All this is coming at the expense of American influence. Biden inherits a geopolitical scene in Asia that China arguably just managed to tilt in its favor.

“By clinching RCEP with the 10 members of the Association of South-East Asian Nations, together with US allies Japan, South Korea, Australia and New Zealand, Beijing has successfully positioned itself at the center of the region’s trade and investment networks, ousting the US as the leading power in Asia-Pacific economic diplomacy,” says analyst Tom Miller of Gavekal Research.

“This,” Miller says, “will make it hard for US President-elect Biden to fulfill his pledge to place America back at the head of the table in international relations – at least in Asia.”

Granted, Biden benefits from the mere fact he’s not Trump. Biden is a life-long multilateralist whose first impulse will be hosting a series of summits with China’s Xi, Japan’s Suga and South Korea’s Moon, perhaps inviting North Asian leaders to the White House for trilateral talks.

Yet there’s a limit to how much multitasking Biden can do. Trump leaves behind a full-blown coronavirus epidemic and considerable economic fallout. The fractured nature of US politics might limit Biden’s own pivot to working with Asia.

Not that all’s suddenly peachy in North Asia. Prime Minister Suga canceled this year’s trilateral China-Japan-South Korea summit planned for Seoul. Suga, who’s just two months into his premiership, declined to visit South Korea amid rancor over demands Japan pay reparations for forced labor during World War II.

Yet this, too, could work in Beijing’s favor.

“China will probably be able to coordinate bilateral exchanges with both countries,” notes Sandip Kumar Mishra, a professor at Jawaharlal Nehru University. “Mistrust and animosity between Seoul and Tokyo, their drift away from the US, and closer cooperation with China will give Beijing both economic advantage and a political-security upper hand.

“A potential future mediation role for China will only strengthen its position in regional politics.”

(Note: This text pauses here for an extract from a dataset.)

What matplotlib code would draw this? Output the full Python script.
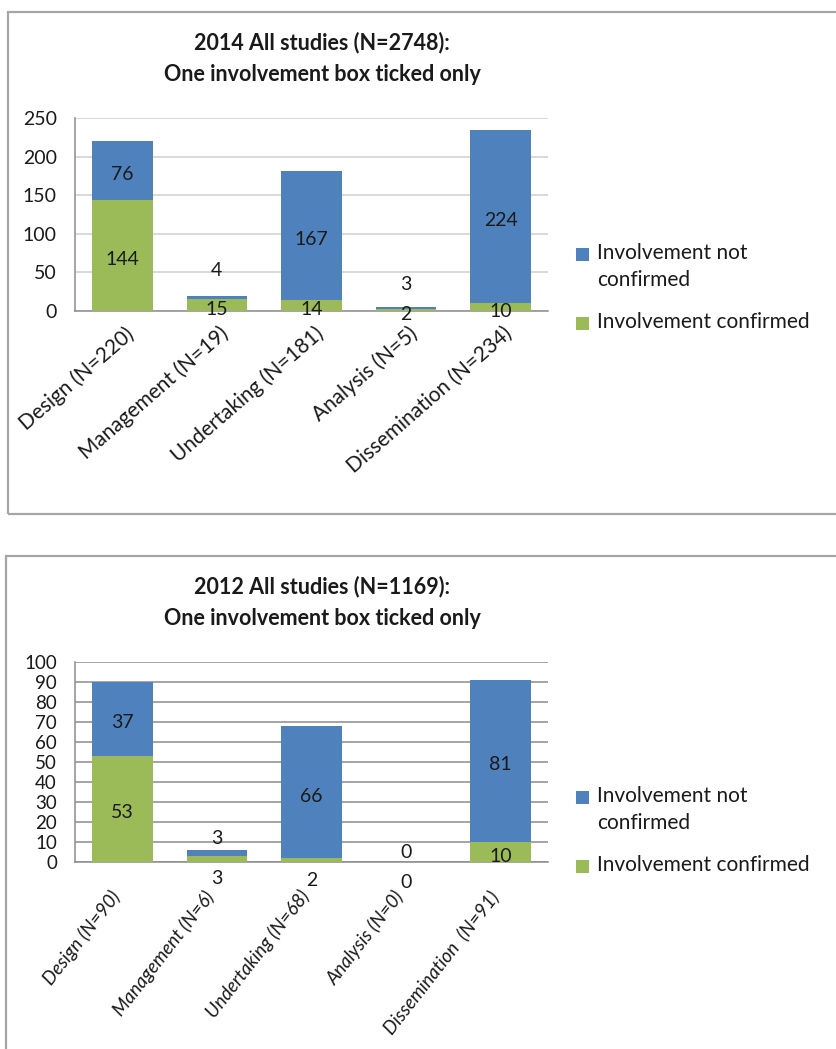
import matplotlib
matplotlib.use("Agg")
import matplotlib.pyplot as plt
from matplotlib.patches import Rectangle
from matplotlib.transforms import ScaledTranslation
import numpy as np

plt.rcParams['font.family'] = ['Lato', 'DejaVu Sans']

# ---- data -------------------------------------------------------------
title_2014 = "2014 All studies (N=2748):\nOne involvement box ticked only"
categories_2014 = ["Design (N=220)", "Management (N=19)", "Undertaking (N=181)",
                   "Analysis (N=5)", "Dissemination (N=234)"]
confirmed_2014 = [144, 15, 14, 2, 10]
not_confirmed_2014 = [76, 4, 167, 3, 224]
yticks_2014 = [0, 50, 100, 150, 200, 250]

title_2012 = "2012 All studies (N=1169):\nOne involvement box ticked only"
categories_2012 = ["Design (N=90)", "Management (N=6)", "Undertaking (N=68)",
                   "Analysis (N=0)", "Dissemination  (N=91)"]
confirmed_2012 = [53, 3, 2, 0, 10]
not_confirmed_2012 = [37, 3, 66, 0, 81]
yticks_2012 = [0, 10, 20, 30, 40, 50, 60, 70, 80, 90, 100]

legend_labels = ["Involvement not\nconfirmed", "Involvement confirmed"]

BLUE = "#4F81BD"
GREEN = "#9BBB59"
INK = "#1a1a1a"

W, H = 836, 1049
fig = plt.figure(figsize=(W / 100, H / 100), dpi=100)


def fx(px):
    return px / W


def fy(py):
    return 1 - py / H


def draw_panel(frame, axes_box, title_y, title, cats, conf, notc, yticks,
               grid_color, label_shift_conf, label_shift_not, legend_y,
               rot, italic, xlab_offset, xlab_size, ytick_size):
    # outer frame
    x0, y0, x1, y1 = frame
    fig.add_artist(Rectangle((fx(x0), fy(y1)), fx(x1) - fx(x0), fy(y0) - fy(y1),
                             transform=fig.transFigure, fill=False,
                             edgecolor="#a6a6a6", linewidth=1.6))
    # title
    fig.text(fx(322), fy(title_y), title, ha="center", va="top",
             fontsize=15.5, fontweight="bold", linespacing=1.6, color=INK)

    l, t, r, b = axes_box
    ax = fig.add_axes([fx(l), fy(b), fx(r) - fx(l), fy(t) - fy(b)])
    x = np.arange(len(cats))
    width = 0.64
    ax.bar(x, conf, width, color=GREEN, zorder=3)
    ax.bar(x, notc, width, bottom=conf, color=BLUE, zorder=3)

    ax.set_xlim(-0.5, len(cats) - 0.5)
    ax.set_ylim(yticks[0], yticks[-1])
    ax.set_yticks(yticks)
    ax.yaxis.grid(True, color=grid_color, linewidth=1.1, zorder=0)
    ax.set_axisbelow(True)
    for s in ("top", "right"):
        ax.spines[s].set_visible(False)
    for s in ("left", "bottom"):
        ax.spines[s].set_color("#8c8c8c")
        ax.spines[s].set_linewidth(1.1)
    ax.tick_params(axis="both", length=0, colors=INK)
    ax.tick_params(axis="y", pad=13, labelsize=ytick_size)

    ax.set_xticks(x)
    ax.set_xticklabels(cats, rotation=rot, ha="right", va="center",
                       rotation_mode="anchor", fontsize=xlab_size,
                       style="italic" if italic else "normal")
    dx, dy = xlab_offset
    shift = ScaledTranslation(dx / 100, dy / 100, fig.dpi_scale_trans)
    ax.tick_params(axis="x", pad=0)
    for lbl in ax.get_xticklabels():
        lbl.set_transform(lbl.get_transform() + shift)

    # value labels
    for i in range(len(cats)):
        c_mid = conf[i] / 2
        n_mid = conf[i] + notc[i] / 2
        ax.annotate(str(conf[i]), (x[i], c_mid), xytext=(0, label_shift_conf[i]),
                    textcoords="offset pixels", ha="center", va="center",
                    fontsize=14, color=INK, zorder=5)
        ax.annotate(str(notc[i]), (x[i], n_mid), xytext=(0, label_shift_not[i]),
                    textcoords="offset pixels", ha="center", va="center",
                    fontsize=14, color=INK, zorder=5)

    # legend
    by, gy = legend_y
    sq = 13
    for (yy, col, txt) in ((by, BLUE, legend_labels[0]), (gy, GREEN, legend_labels[1])):
        fig.add_artist(Rectangle((fx(576), fy(yy + sq / 2)), fx(sq), sq / H,
                                 transform=fig.transFigure, facecolor=col,
                                 edgecolor="none"))
        fig.text(fx(597), fy(yy - 11), txt, ha="left", va="top",
                 fontsize=15, linespacing=1.45, color=INK)
    return ax


draw_panel(frame=(8, 12, 840, 514), axes_box=(75, 118, 548, 311), title_y=32,
           title=title_2014, cats=categories_2014, conf=confirmed_2014,
           notc=not_confirmed_2014, yticks=yticks_2014, grid_color="#d0d0d0",
           label_shift_conf=[-4, -4, -4, -4, -4],
           label_shift_not=[-4, 27, -4, 24, -4],
           legend_y=(254, 323), rot=41, italic=False,
           xlab_offset=(9, -20), xlab_size=15, ytick_size=14)

draw_panel(frame=(6, 556, 840, 1070), axes_box=(75, 662, 548, 862), title_y=576,
           title=title_2012, cats=categories_2012, conf=confirmed_2012,
           notc=not_confirmed_2012, yticks=yticks_2012, grid_color="#8c8c8c",
           label_shift_conf=[-4, -20, -20, -20, -4],
           label_shift_not=[-4, 15, -4, 9, -4],
           legend_y=(797, 866), rot=52, italic=True,
           xlab_offset=(-6, -31), xlab_size=13.5, ytick_size=13.5)

fig.savefig("out.png", dpi=100, facecolor="white")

Taiwan could be another flashpoint. For years now, the tech-heavy island economy has been angling to enter the TPP. There’s no doubt that East Asia’s sixth-biggest economy would benefit from entering the grouping, and vice versa. The infusion of foreign competition could be just what President Tsai Ing-wen’s economy needs.

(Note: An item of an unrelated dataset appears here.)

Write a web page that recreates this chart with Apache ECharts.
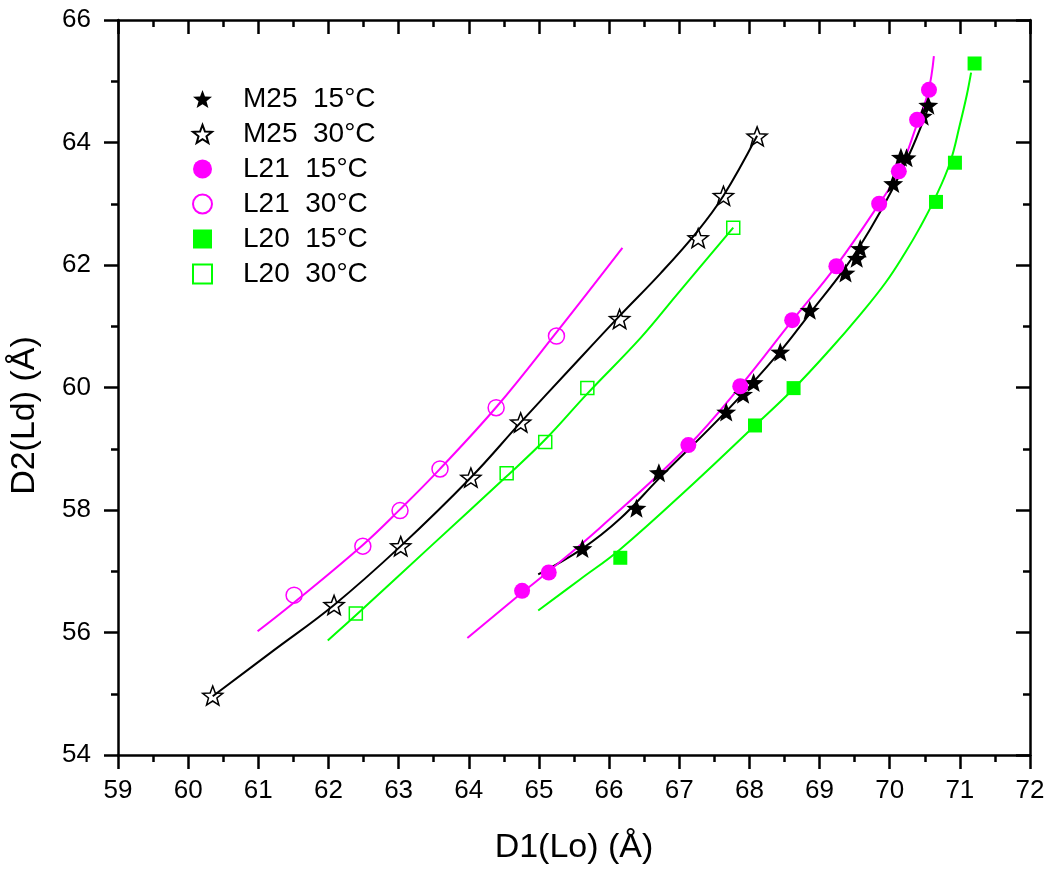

احتفت رئيسة تايوان تساي إنج-ون بتعديل في قانون الاستفتاءات كلحظة تاريخية في تاريخ الديمقراطية في تايوان، وهو تصريح قد تكون ندمت عليه. صورة: AFP / Sam Yeh
Taiwan’s Tsai Ing-wen will be hoping to be able to make a deal. Photo: AFP/Sam Yeh

But Taiwan’s in-limbo plight – China considers it a renegade province – will require deft and patient negotiating. It also may require a US-led TPP once again.

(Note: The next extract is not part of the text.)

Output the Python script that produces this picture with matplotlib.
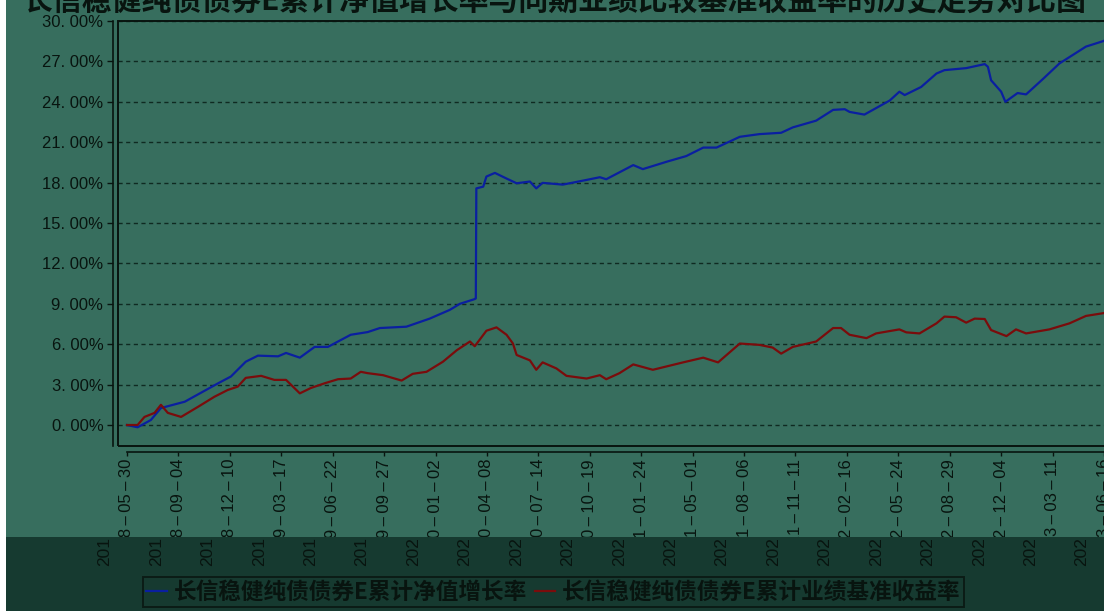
import matplotlib
matplotlib.use("Agg")
import matplotlib.pyplot as plt
import matplotlib.transforms as mtransforms
import matplotlib.dates as mdates
from matplotlib.patches import Rectangle
from matplotlib.lines import Line2D
import pandas as pd

# ---------------- data ----------------
title_text = "长信稳健纯债债券E累计净值增长率与同期业绩比较基准收益率的历史走势对比图"
series_names = ["长信稳健纯债债券E累计净值增长率", "长信稳健纯债债券E累计业绩基准收益率"]

tick_dates = ["2018-05-30", "2018-09-04", "2018-12-10", "2019-03-17", "2019-06-22",
              "2019-09-27", "2020-01-02", "2020-04-08", "2020-07-14", "2020-10-19",
              "2021-01-24", "2021-05-01", "2021-08-06", "2021-11-11", "2022-02-16",
              "2022-05-24", "2022-08-29", "2022-12-04", "2023-03-11", "2023-06-16"]
y_ticks = [0, 3, 6, 9, 12, 15, 18, 21, 24, 27, 30]

nav_dates = ["2018-05-30", "2018-06-19", "2018-07-14", "2018-08-02", "2018-09-16",
             "2018-11-18", "2018-12-12", "2019-01-09", "2019-02-01", "2019-03-11",
             "2019-03-26", "2019-04-21", "2019-05-19", "2019-06-13", "2019-07-26",
             "2019-08-27", "2019-09-19", "2019-11-08", "2019-12-22", "2020-01-29",
             "2020-02-17", "2020-03-16", "2020-03-18", "2020-03-19", "2020-04-01",
             "2020-04-07", "2020-04-23", "2020-05-15", "2020-06-03", "2020-06-28",
             "2020-07-10", "2020-07-22", "2020-08-29", "2020-10-13", "2020-11-07",
             "2020-11-19", "2021-01-09", "2021-01-27", "2021-03-13", "2021-04-19",
             "2021-05-21", "2021-06-15", "2021-07-29", "2021-09-04", "2021-10-15",
             "2021-11-06", "2021-12-20", "2022-01-21", "2022-02-12", "2022-02-21",
             "2022-03-21", "2022-05-08", "2022-05-26", "2022-06-05", "2022-07-06",
             "2022-08-04", "2022-08-19", "2022-09-29", "2022-11-03", "2022-11-09",
             "2022-11-15", "2022-12-04", "2022-12-12", "2023-01-04", "2023-01-20",
             "2023-02-21", "2023-03-24", "2023-05-13", "2023-06-14", "2023-06-20"]
nav_values = [0.00, -0.17, 0.37, 1.26, 1.73,
              3.10, 3.60, 4.70, 5.15, 5.10,
              5.35, 5.00, 5.80, 5.80, 6.70,
              6.90, 7.20, 7.30, 7.90, 8.55,
              9.00, 9.35, 9.40, 17.57, 17.70,
              18.45, 18.72, 18.30, 17.95, 18.08,
              17.57, 17.98, 17.85, 18.20, 18.40,
              18.25, 19.30, 19.00, 19.55, 19.97,
              20.60, 20.60, 21.40, 21.60, 21.70,
              22.10, 22.60, 23.40, 23.45, 23.25,
              23.05, 24.10, 24.75, 24.50, 25.10,
              26.10, 26.35, 26.50, 26.80, 26.60,
              25.60, 24.75, 24.00, 24.65, 24.55,
              25.70, 26.85, 28.10, 28.50, 28.60]

bench_dates = ["2018-05-30", "2018-06-19", "2018-07-02", "2018-07-21", "2018-08-02",
               "2018-08-15", "2018-09-09", "2018-10-11", "2018-11-11", "2018-12-06",
               "2018-12-25", "2019-01-09", "2019-02-07", "2019-03-04", "2019-03-26",
               "2019-04-21", "2019-05-12", "2019-06-07", "2019-07-02", "2019-07-26",
               "2019-08-14", "2019-08-27", "2019-09-25", "2019-10-30", "2019-11-20",
               "2019-12-16", "2020-01-16", "2020-02-11", "2020-03-07", "2020-03-16",
               "2020-04-07", "2020-04-26", "2020-05-15", "2020-05-27", "2020-06-03",
               "2020-06-28", "2020-07-10", "2020-07-22", "2020-08-17", "2020-09-05",
               "2020-10-13", "2020-11-07", "2020-11-19", "2020-12-14", "2021-01-09",
               "2021-02-15", "2021-04-13", "2021-05-21", "2021-06-18", "2021-07-29",
               "2021-09-04", "2021-09-29", "2021-10-15", "2021-11-06", "2021-12-20",
               "2022-01-21", "2022-02-05", "2022-02-21", "2022-03-25", "2022-04-12",
               "2022-05-26", "2022-06-08", "2022-07-03", "2022-08-04", "2022-08-19",
               "2022-09-10", "2022-09-29", "2022-10-15", "2022-11-03", "2022-11-15",
               "2022-12-14", "2023-01-01", "2023-01-20", "2023-03-05", "2023-04-12",
               "2023-05-13", "2023-06-14", "2023-06-20"]
bench_values = [0.00, 0.00, 0.60, 0.90, 1.50,
                0.90, 0.60, 1.35, 2.10, 2.60,
                2.85, 3.50, 3.65, 3.35, 3.35,
                2.35, 2.75, 3.10, 3.40, 3.45,
                3.95, 3.85, 3.70, 3.30, 3.80,
                3.95, 4.70, 5.55, 6.20, 5.85,
                7.00, 7.25, 6.70, 6.05, 5.20,
                4.80, 4.10, 4.65, 4.20, 3.65,
                3.45, 3.70, 3.40, 3.85, 4.50,
                4.10, 4.65, 5.00, 4.65, 6.05,
                5.95, 5.75, 5.30, 5.80, 6.20,
                7.20, 7.20, 6.70, 6.45, 6.80,
                7.10, 6.88, 6.80, 7.55, 8.05,
                8.00, 7.60, 7.90, 7.87, 7.05,
                6.60, 7.10, 6.80, 7.10, 7.55,
                8.10, 8.30, 8.35]

# ---------------- style ----------------
W, H = 1104, 611
BG = "#376E5E"
DARK = "#163A30"
INK = "#08140f"
plt.rcParams["font.family"] = ["Liberation Sans", "DejaVu Sans"]
CJK = ["Noto Sans CJK SC", "DejaVu Sans"]

fig = plt.figure(figsize=(W / 100, H / 100), dpi=100, facecolor=BG)

# plot area in pixels
L, R, T, B = 118, 1104, 21, 446
ax = fig.add_axes([L / W, (H - B) / H, (R - L) / W, (B - T) / H])
ax.set_facecolor(BG)

t_nav = mdates.date2num(pd.to_datetime(nav_dates))
t_bench = mdates.date2num(pd.to_datetime(bench_dates))
t_ticks = mdates.date2num(pd.to_datetime(tick_dates))

ax.plot(t_nav, nav_values, color="#0a1fa0", lw=1.6, zorder=3)
ax.plot(t_bench, bench_values, color="#7a0c0c", lw=1.6, zorder=3)

x0 = t_ticks[0]
days_per_px = 97 / 51.45
ax.set_xlim(x0 - (127 - L) * days_per_px, x0 + (R - 127) * days_per_px)
ax.set_ylim(-(B - 425) / (404 / 30), 30)

ax.set_yticks(y_ticks)
ax.set_yticklabels(["%d. 00%%" % v for v in y_ticks])
ax.set_xticks(t_ticks)
ax.set_xticklabels([d.replace("-", "\u2009\u2013\u2009") for d in tick_dates])

ax.yaxis.grid(True, linestyle=(0, (3, 2.5)), color="#0f2a21", lw=1.0)
ax.xaxis.grid(False)
ax.set_axisbelow(True)

for s in ["top", "right"]:
    ax.spines[s].set_visible(False)
ax.spines["left"].set_position(("outward", 3.6))
ax.spines["bottom"].set_position(("outward", 4.3))
ax.spines["left"].set_color(INK)
ax.spines["bottom"].set_color(INK)
ax.spines["left"].set_linewidth(1.2)
ax.spines["bottom"].set_linewidth(1.2)
ax.spines["bottom"].set_bounds(t_ticks[0], ax.get_xlim()[1])
ax.tick_params(axis="y", direction="out", length=4, width=1, pad=3,
               labelsize=12, colors=INK)
ax.tick_params(axis="x", direction="out", length=3, width=1, pad=2,
               labelsize=12, colors=INK, labelrotation=90)
for lab in ax.get_xticklabels():
    lab.set_verticalalignment("top")
    lab.set_horizontalalignment("center")
    lab.set_rotation_mode("default")

# frame of plot area
ax.add_patch(Rectangle((0, 0), 1.02, 1, transform=ax.transAxes, fill=False,
                       ec=INK, lw=1.4, clip_on=False, zorder=4))

# title (cut at top)
fig.text(22 / W, 1 - 1 / H, title_text, family=CJK, fontsize=21.5, fontweight="bold",
         color=INK, ha="left", va="center")

# dark band at bottom, white strip at left
fig.patches.append(Rectangle((6 / W, 0), 1, (H - 537) / H, transform=fig.transFigure,
                             fc=DARK, ec="none", zorder=1))
fig.patches.append(Rectangle((0, 0), 6 / W, 1, transform=fig.transFigure,
                             fc="white", ec="none", zorder=1))

# shifted year fragments in dark band
trans = mtransforms.blended_transform_factory(ax.transData, fig.transFigure) + \
    mtransforms.ScaledTranslation(-22 / 100, 0, fig.dpi_scale_trans)
for t, d in zip(t_ticks, tick_dates):
    fig.text(t, (H - 566) / H, d[:3], transform=trans, rotation=90, ha="center",
             va="bottom", fontsize=12.5, color=INK, zorder=2)

# legend
handles = [Line2D([], [], color="#0a1fa0", lw=1.6),
           Line2D([], [], color="#7a0c0c", lw=1.6)]
leg = fig.legend(handles, series_names, loc="lower left",
                 bbox_to_anchor=(143 / W, 4 / H), ncol=2, frameon=True,
                 prop={"family": CJK, "size": 16.3, "weight": "bold"},
                 handlelength=0.9, handletextpad=0.3, columnspacing=0.35,
                 borderpad=0.15, borderaxespad=0, fancybox=False)
leg.get_frame().set_facecolor("none")
leg.get_frame().set_edgecolor(INK)
leg.get_frame().set_linewidth(1.4)
leg.set_zorder(5)
for txt in leg.get_texts():
    txt.set_color(INK)

fig.savefig("out.png", dpi=100, facecolor=BG)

Count veteran China watcher Richard McGregor among those who think Taiwan, as a WTO member, has every right to join the TPP fold. The trouble is, notes the Lowy Institute senior fellow, a consensus is required to admit new TPP members.

Though China is not in the TPP, it is sure to pressure smaller nations that are to vote no. It remains to be seen whether Biden can make Taipei’s TPP dreams a reality.

Either way, the free-trade coup Xi just pulled off stands in stark contrast to what’s happening elsewhere. And it dovetails with something of which US officials can only dream: the return of steady economic growth.

In recent weeks, South Korea and Japan joined China in the rarefied club of major nations beginning to put the Covid-19 era in the rearview mirror. South Korea grew 1.9% in the three months to September. Japan expanded 5% quarter-on-quarter during the same period, pulling out of recession.

The lesson from Beijing, Seoul and Tokyo is obvious: only by defeating the pandemic can nations bounce back. And here, the economy Biden inherits is surging chaotically in the opposite direction. This week, the globe’s biggest economy blew past the 11-million-infections mark.

As Biden seeks to put out Trump’s fires, Xi’s economy is rising rapidly from Covid-19’s ashes, gaining altitude and making trade allies in vital places.